End of the Company and Beginning of the Raj
The British Empire now had around 200 million subjects, more than Europe's total population. However, Wellesley nearly drove the Company to the brink of bankruptcy. From a purely financial perspective, Wellesley’s governorship was catastrophic. The EIC board of directors managed to lobby Parliament for Richard Wellesley’s dismissal in 1805. Great Britain was fighting Napoleon and needed its best officers back home. The EIC was increasingly becoming an extension of the British government, acting in the interest of Great Britain instead of company profit. If Indian merchants and bankers resented the EIC’s trade monopoly, they found an unlikely ally in Liverpool merchants and industrialists who successfully lobbied Parliament to revoke the EIC’s monopoly on trade with India in 1813.

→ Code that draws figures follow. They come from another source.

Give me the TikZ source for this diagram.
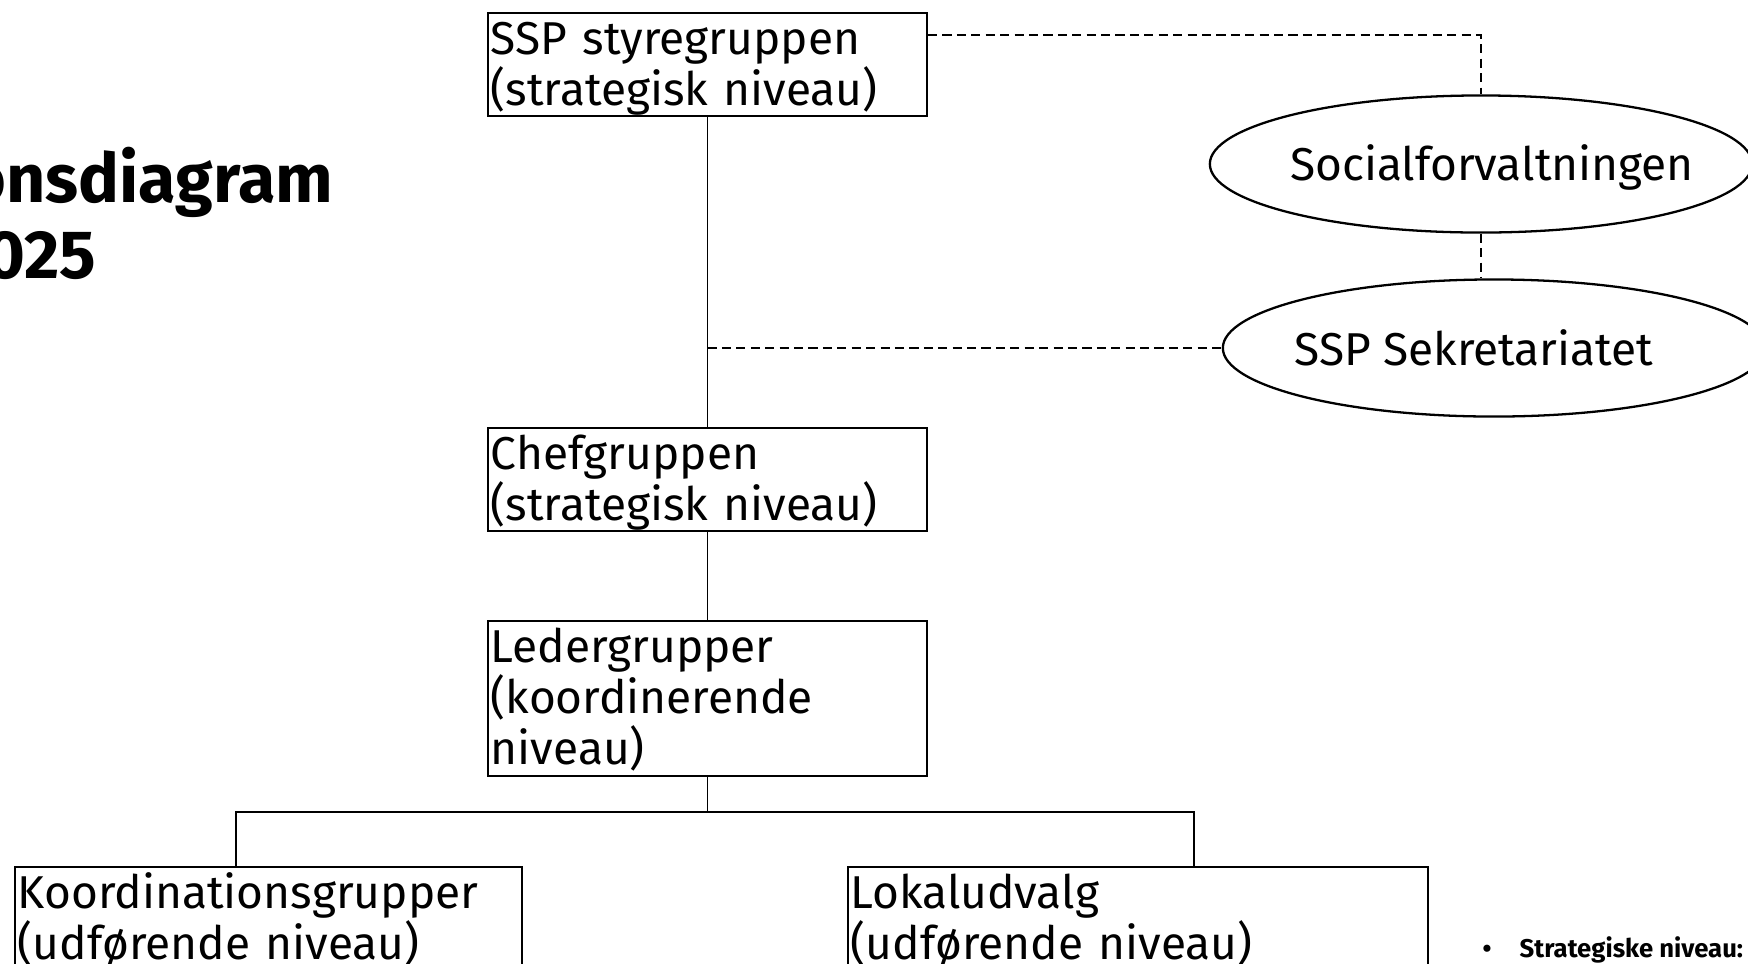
\documentclass[tikz,border=0pt]{standalone}
\usepackage{fontspec}
\setmainfont{Fira Sans}
\usepackage{tikz}
\usetikzlibrary{calc, shapes, positioning}
\tikzset{>=latex}
\newcommand{\boxfont}{\fontsize{13.1pt}{14.5pt}\selectfont}
\newcommand{\titlefont}{\fontsize{19.4pt}{21.6pt}\selectfont\bfseries}
\newcommand{\notefont}{\fontsize{7.3pt}{8pt}\selectfont\bfseries}
\tikzset{box/.style = {draw, line width = 0.5pt, rectangle, anchor = north west, inner xsep = 0.03cm, inner ysep = 0, align = left, text height = 0.42cm, text depth = 0.61cm, font = \boxfont},
oval/.style = {draw, line width = 0.65pt, ellipse, minimum width = 5.42cm, minimum height = 1.37cm},
link/.style = {line width = 0.4pt},
dlink/.style = {line width = 0.45pt, dash pattern = on 2.6pt off 1.5pt}}

\begin{document}
\begin{tikzpicture}[x = 0.01cm, y = -0.01cm]

\useasboundingbox (0,0) rectangle (1748,963); % for the frame
\clip (0,0) rectangle (1748,963);

% title, cut at the left edge
\node[anchor = base east, font = \titlefont, inner sep = 0] (title1) at (334, 202) {onsdiagram};
\node[anchor = base east, font = \titlefont, inner sep = 0] (title2) at (97, 278) {025};

\node[box, text width = 4.33cm] (styre) at (487, 12) {SSP styregruppen\\(strategisk niveau)};
\node[box, text width = 4.33cm] (chef) at (487, 427) {Chefgruppen\\(strategisk niveau)};
\node[box, text width = 4.33cm, text depth = 1.13cm] (leder) at (487, 620) {Ledergrupper\\(koordinerende\\niveau)};
\node[box, text width = 5.01cm] (koord) at (14, 866) {Koordinationsgrupper\\(udførende niveau)};
\node[box, text width = 5.74cm] (lokal) at (847, 866) {Lokaludvalg\\(udførende niveau)};

\node[oval, label = {[font = \boxfont, xshift = 0.11cm, yshift = -0.03cm]center:Socialforvaltningen}] (soc) at (1481, 164) {};
\node[oval, label = {[font = \boxfont, xshift = -0.2cm]center:SSP Sekretariatet}] (sek) at (1494, 348) {};

\node[anchor = base, font = \notefont, inner sep = 0] (dot) at (1487, 957) {\textbullet};
\node[anchor = base west, font = \notefont, inner sep = 0] (note) at (1519, 957) {Strategiske niveau:};

\draw[link] (styre.south) -- (chef.north);
\draw[link] (chef.south) -- (leder.north);
\coordinate (bus) at (leder.south |- 0, 812);
\coordinate (kin) at ($(koord.north west) + (222, 0)$);
\coordinate (lin) at ($(lokal.north west) + (347, 0)$);
\draw[link] (leder.south) -- (bus);
\draw[link] (kin) |- (bus) -| (lin);

\coordinate (sout) at ($(styre.north east) + (0, 23)$);
\draw[dlink] (sout) -| (soc.north);
\draw[dlink] (soc.south) -- (soc.south |- sek.north);
\draw[dlink] (styre.south |- sek.west) -- (sek.west);

\end{tikzpicture}
\end{document}
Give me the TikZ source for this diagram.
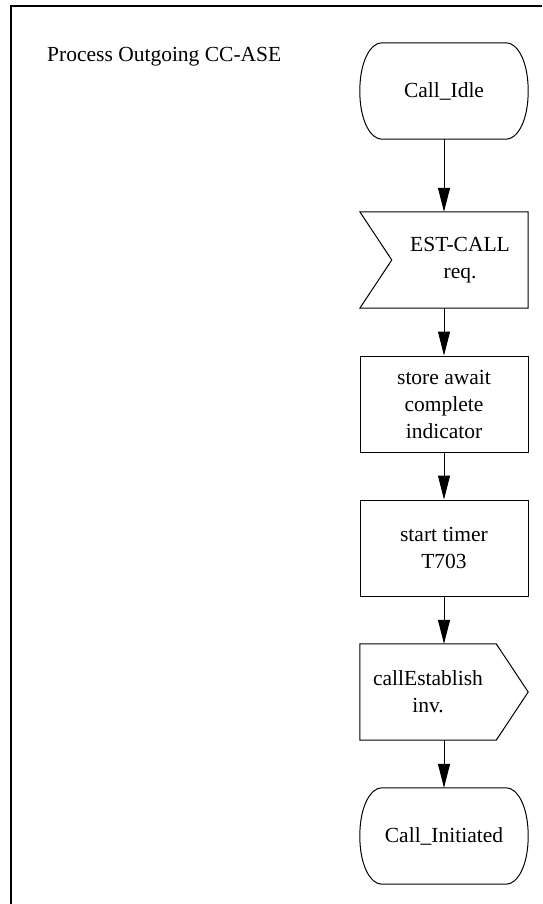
\documentclass[tikz,border=0pt]{standalone}
\usepackage{fontspec}
\setmainfont{Liberation Serif}
\usetikzlibrary{arrows.meta,calc}

% SDL state symbol: flat top and bottom, convex sides
\newcommand\sdlstate[1]{%
  \draw[outline] ($(#1.north west)+(22,0)$) -- ($(#1.north east)+(-22,0)$)
    .. controls ($(#1.north east)+(-11,0)$) and ($(#1.north east)+(0,18)$) .. (#1.east)
    .. controls ($(#1.south east)+(0,-18)$) and ($(#1.south east)+(-11,0)$) .. ($(#1.south east)+(-22,0)$)
    -- ($(#1.south west)+(22,0)$)
    .. controls ($(#1.south west)+(11,0)$) and ($(#1.south west)+(0,-18)$) .. (#1.west)
    .. controls ($(#1.north west)+(0,18)$) and ($(#1.north west)+(11,0)$) .. ($(#1.north west)+(22,0)$)
    -- cycle;}

\begin{document}
\begin{tikzpicture}[x=1pt,y=-1pt,
  every node/.style={font=\fontsize{21.5}{27}\selectfont, inner sep=0pt, align=center},
  holder/.style={minimum width=168pt, minimum height=96pt},
  boxed/.style={holder, draw, line width=1pt},
  outline/.style={draw, line width=1pt, line join=miter},
  flow/.style={line width=1pt, -{Triangle[length=24pt,width=12pt]}},
  frame/.style={line width=2pt}]
\useasboundingbox (0,0) rectangle (542,904);

% page frame
\draw[frame] (11,904) -- (11,6) -- (542,6);

\node[anchor=base west] (title) at (47,62) {Process Outgoing CC-ASE};

% process steps
\node[holder] (idle) at (444,91) {Call\_Idle};
\node[holder] (est) at (444,260) {};
\node (esttext) at (460,260) {EST-CALL\\req.};
\node[boxed] (store) at (444,404) {store await\\complete\\indicator};
\node[boxed] (timer) at (444,548) {start timer\\T703};
\node[holder] (estab) at (444,692) {};
\node (estabtext) at (428,692) {callEstablish\\inv.};
\node[holder] (init) at (444,836) {Call\_Initiated};

% symbol outlines
\sdlstate{idle}
\sdlstate{init}
\draw[outline] (est.north west) -- (est.north east) -- (est.south east)
  -- (est.south west) -- ($(est.west)+(32,0)$) -- cycle;
\draw[outline] (estab.north west) -- ($(estab.north east)+(-32,0)$) -- (estab.east)
  -- ($(estab.south east)+(-32,0)$) -- (estab.south west) -- cycle;

% flow
\draw[flow] (idle) -- (est);
\draw[flow] (est) -- (store);
\draw[flow] (store) -- (timer);
\draw[flow] (timer) -- (estab);
\draw[flow] (estab) -- (init);
\end{tikzpicture}
\end{document}
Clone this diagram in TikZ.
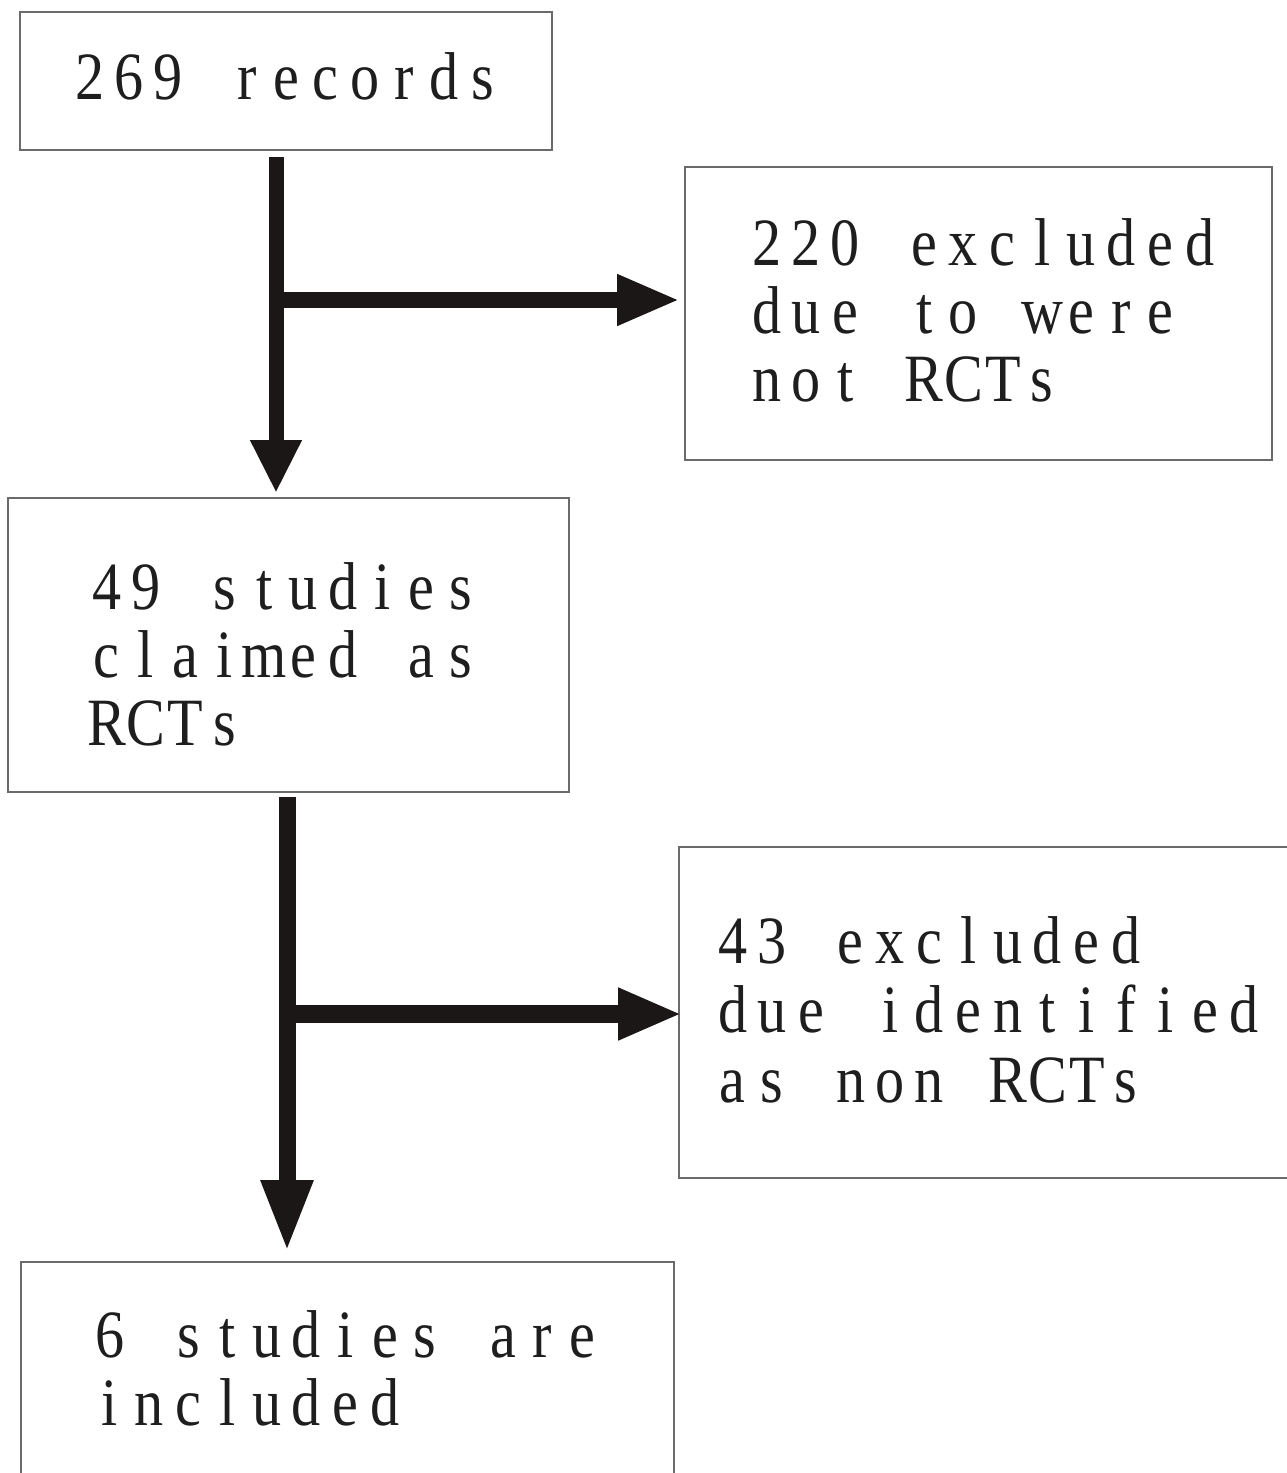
\documentclass[tikz,border=0pt]{standalone}
\usepackage{fontspec}
\setmainfont[FakeStretch=0.86]{Liberation Serif}
\usetikzlibrary{arrows.meta}
\definecolor{ink}{HTML}{1A1716}
\definecolor{frame}{HTML}{6A6A6A}
\definecolor{txtc}{HTML}{1E1E1E}
\newlength{\monopitch}
\setlength{\monopitch}{22.4pt}
\def\mono#1{\monoloop#1\relax}
\def\monoloop#1{\ifx#1\relax\else\makebox[\monopitch][c]{#1}\expandafter\monoloop\fi}
\tikzset{
  box/.style={draw=frame, line width=0.04cm, inner sep=0pt, outer sep=0pt},
  txt/.style={anchor=base west, inner sep=0pt, outer sep=0pt, text=txtc,
    font=\fontsize{38.5pt}{38.9pt}\selectfont},
  flow/.style={draw=ink, line width=#1},
}
\begin{document}
\begin{tikzpicture}[x=0.02cm, y=-0.02cm]
\clip (0,0) rectangle (1287,1473);
\fill[white] (0,0) rectangle (1287,1473);
% boxes
\node[box, minimum width=10.66cm, minimum height=2.76cm] (b1) at (286,81) {};
\node[box, minimum width=11.74cm, minimum height=5.86cm] (b2) at (978.5,313.5) {};
\node[box, minimum width=11.22cm, minimum height=5.88cm] (b3) at (288.5,645) {};
\node[box, minimum width=12.42cm, minimum height=6.62cm] (b4) at (989.5,1012.5) {};
\node[box, minimum width=13.06cm, minimum height=4.56cm] (b5) at (347.5,1376) {};
% texts
\node[txt] (t1) at (70,100) {\mono{269~records}};
\node[txt] (t2) at (747,265) {\begin{tabular}[t]{@{}l@{}}\mono{220~excluded}\\ \mono{due~to~were}\\ \mono{not~RCTs}\end{tabular}};
\node[txt] (t3) at (87,609) {\begin{tabular}[t]{@{}l@{}}\mono{49~studies}\\ \mono{claimed~as}\\ \mono{RCTs}\end{tabular}};
\node[txt, font=\fontsize{38.5pt}{39.7pt}\selectfont] (t4) at (713,963) {\begin{tabular}[t]{@{}l@{}}\mono{43~excluded}\\ \mono{due~identified}\\ \mono{as~non~RCTs}\end{tabular}};
\node[txt] (t5) at (90,1357) {\begin{tabular}[t]{@{}l@{}}\mono{6~studies~are}\\ \mono{included}\end{tabular}};
% connectors
\coordinate (s1) at (276,157);
\coordinate (j1) at (276,300);
\coordinate (s2) at (287,797);
\coordinate (j2) at (287,1014);
\draw[flow=0.3cm, -{Triangle[width=0.96cm, length=1.06cm]}, shorten >=0.1cm] (s1) -- (s1 |- b3.north);
\draw[flow=0.32cm, -{Triangle[width=0.94cm, length=1.26cm]}, shorten >=0.1cm] (j1) -- (j1 -| b2.west);
\draw[flow=0.34cm, -{Triangle[width=0.96cm, length=1.44cm]}, shorten >=0.2cm] (s2) -- (s2 |- b5.north);
\draw[flow=0.36cm, -{Triangle[width=0.96cm, length=1.28cm]}, shorten >=-0.06cm] (j2) -- (j2 -| b4.west);
\end{tikzpicture}
\end{document}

Napoleon's defeat in 1815 marked the end of the Anglo-French rivalry in India. Gradually, the company subdued the rest of the Indian subcontinent. While the Company's power in India grew, its power in England faded. In 1833, Parliament passed a measure that removed the Company's right to trade, turning it into a wholly owned government branch. The final blow to the Company was when elements in its army revolted in 1857 in what would become known as the Sepoy Mutiny. The Sepoy Mutiny had a variety of causes besides allegedly violating Muslim and Hindu sensibilities by using animal fat to grease cartridge rounds. After the revolt was suppressed, the British formally dissolved the Company with the British India Act of 1858, dethroning the last Mughal Emperor and proclaiming Queen Victoria empress of all India. The British ruled India until 1947. Ironically, France held on to a few enclaves in India, including Pondichéry, until 1952, outlasting the British.
Conclusion
The success of multinational joint stock companies is rooted in their ability to raise money. Wars are expensive, and states need to borrow money to fund it. Bond markets preceded stock markets. Today, both governments and companies use bonds to raise money. The EIC was both a company and a government. They raised enough money to fund the conquest of a subcontinent with at least 200 million people. Much of the money that funded the conquest of India came from indigenous sources, which minimized the cost to the English taxpayer. The French East India Company failed primarily because its financial institutions were underdeveloped. Fear of French influence in India helped prompt English leaders like Clive and Weasley to launch wars of conquest in India to prevent France from doing the same. They were able to do so thanks to financial resources at their disposal, which allowed them to raise Indigenous armies. The sepoys started as mercenaries for a trading company and became a national army. Multinational companies today occasionally employ PMCs whenever they operate in places where local governments cannot guarantee their safety, like guarding oil facilities in the Niger Delta, for example.
Mega corporations with private armies are a popular theme in science fiction, especially space operas. Even theoretically, long-distance space travel is very loosely comparable to crossing the oceans before the 18th century, with vast distances, enormous expenses, high risks, and years before seeing a profit. Controversial billionaire Elon Musk, who is leading the drive for the private spacefaring industry, is loosely comparable to the founders of the British and Dutch EIC, who influenced their respective governments into granting them a monopoly on Asian trade.